Chowrasta is the name of the main square in Darjeeling. Spend any time there with a nice steaming glass of chai and you will see the Darjeeling people being themselves, buddhist monks in flocks, wealthy indian tourists on ponies, many a stray dog, cheeky monkeys, a naff 'dress-as-a-nepalese-person' photo booth, and possibly an incredible view to Kanchenjunga (3rd highest mountain in the world - cloud dependant). A few metres off this square, down the busy pedestrian street, a marvellous institution mothers Western tourists in Darjeeling. Glenary's. A bakery and cafe and internet cafe and bar and posh restaurant and club all in one. And they serve the closest thing to fry up's you could wish for (including 'bacon' - a square of a bizarre salty meat-esque substance). And they play a Boyzone album on repeat. Which is just ideal.



Patrick was wearing his dark rimmed glasses with a nice trim beard and a lumberjack shirt, thus -




(artists interpretation)


And then another westerner walked in WITH EXACTLY THE SAME BEARD, GLASSES AND LUMBERJACK SHIRT.





Which was great……….



THEN ANOTHER ONE WALKED IN WHO LOOKED EXACTLY THE SAME. There were 3 clones. Quite simply one of the best mornings of my life.





Not much tea activity. So i will summarise.

Cheapy Darjo tea with fry up. They put it in a pot and give you a really small cup, so it ends up over stewing if you don't drink it fast. Very silly. Much needed laundry done by lovely hoteliers. Put black spots in particularly conspicuous places to signify washed garments. Very silly. Big money change. Tibetan cuisine. MOMOMOMOMOMOMOMOMOMOMO. First visuals on a fluffy vest (see note 1), Sam misses his bird, Tried to purchase a fluffy vest for 103 rupees- they were having none of it. Pat and Sam saw some robed Tibetan Monks in a mall on a big electronic weighing machine, picture that if you will.

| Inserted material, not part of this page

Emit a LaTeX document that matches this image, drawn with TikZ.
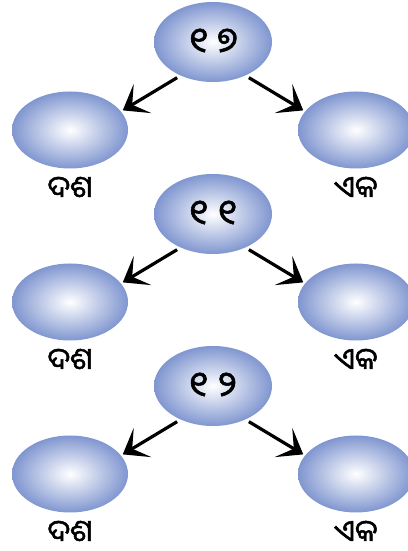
\documentclass[tikz,border=0pt]{standalone}
\usepackage{fontspec}
\newfontfamily\oriya[Script=Oriya,FakeBold=1.6]{Noto Sans Oriya UI}
\usetikzlibrary{arrows.meta,positioning,shapes.geometric}

\definecolor{bubble}{RGB}{128,150,208}

\tikzset{
  arr/.style={line width=3.2pt,
    arrows={-Stealth[length=23pt,width=34pt,inset=12pt]},
    shorten <=4pt,shorten >=2pt},
}

\begin{document}
\begin{tikzpicture}[x=1pt,y=1pt,
  num/.style={ellipse,minimum width=118,minimum height=80,inner sep=0pt,
    shading=radial,inner color=white,outer color=bubble},
  part/.style={ellipse,minimum width=116,minimum height=77,inner sep=0pt,
    shading=radial,inner color=white,outer color=bubble},
  digits/.style={font=\oriya\fontsize{35}{38}\selectfont},
  lbl/.style={font=\oriya\fontsize{30}{32}\selectfont,inner sep=0pt},
]
\useasboundingbox (0,0) rectangle (407,551);

\def\midx{213}
\def\lx{70}
\def\rx{356}
\def\topy{509}
\def\sidey{421}
\def\rowsep{172}

% ------------------------------------------------------------------
% Row 1: 17
% ------------------------------------------------------------------
\begin{scope}
  \node[num,digits] (top1) at (\midx,\topy) {୧ ୭};
  \node[part] (tens1) at (\lx,\sidey) {};
  \node[part] (ones1) at (\rx,\sidey) {};
  \node[lbl,below=8pt of tens1] (tensLbl1) {ଦଶ};
  \node[lbl,below=8pt of ones1] (onesLbl1) {ଏକ};
  \draw[arr] (top1.226) -- (tens1.20);
  \draw[arr] (top1.314) -- (ones1.160);
\end{scope}

% ------------------------------------------------------------------
% Row 2: 11
% ------------------------------------------------------------------
\begin{scope}[yshift=-\rowsep]
  \node[num,digits] (top2) at (\midx,\topy) {୧ ୧};
  \node[part] (tens2) at (\lx,\sidey) {};
  \node[part] (ones2) at (\rx,\sidey) {};
  \node[lbl,below=8pt of tens2] (tensLbl2) {ଦଶ};
  \node[lbl,below=8pt of ones2] (onesLbl2) {ଏକ};
  \draw[arr] (top2.226) -- (tens2.20);
  \draw[arr] (top2.314) -- (ones2.160);
\end{scope}

% ------------------------------------------------------------------
% Row 3: 12
% ------------------------------------------------------------------
\begin{scope}[yshift=-2*\rowsep]
  \node[num,digits] (top3) at (\midx,\topy) {୧ ୨};
  \node[part] (tens3) at (\lx,\sidey) {};
  \node[part] (ones3) at (\rx,\sidey) {};
  \node[lbl,below=8pt of tens3] (tensLbl3) {ଦଶ};
  \node[lbl,below=8pt of ones3] (onesLbl3) {ଏକ};
  \draw[arr] (top3.226) -- (tens3.20);
  \draw[arr] (top3.314) -- (ones3.160);
\end{scope}

\end{tikzpicture}
\end{document}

We then rendezvoused for a tea tasting at the Goodricke's (see note 2) Darjeeling outpost, which is just a small tea vending area as their big scary HQ is in Calcutta.

We sampled their Margaret's Hope 2nd flush, their Castleton muscatel and their Castleton China special and their Thurbo FF and their Badamton Autumnal. We did a little test to see how good our tasting was getting. I failed where as Sam and Pat nailed it. All were delish.

Went to natter with some tea brokers at the bazaar (lower darjeeling) about BIZNISS. Lots of bull-excrement to wade through (literal and metaphorical). Wow, they could talk. But got somewhere in the end, and obtained some great samploids.




Night was bloody nice, as we were joined by the deeeeelightful Germans from Makaibari and 2 uber nice Americans we met at dinner. Merriment was had. 2 beers were enough to get us tiddled, so we sauntered home past a great variety of dogs.

Until next time....


Note 1. Fluffy vests.

First witnessed on previous India voyage. Would love to have some photographic evidence, but alas, there is none. Basically, a sleeveless garment, which is usually fluorescent coloured, and very fluffy, like an unsheared sheep. The young, hip lads wear them. Usually paired with flared jeans adorned with every possible mod imaginable (extra pockets, sewn on badges, complex embroidery, rivets, dangly bits etc etc). Boy does it look groovy.

Note 2. Goodrickes Group.

Own many many tea plantations. The largest producers/distributors of Darjeeling tea. Many of the high profile tea estates are owned by Goodrickes. Yes they are.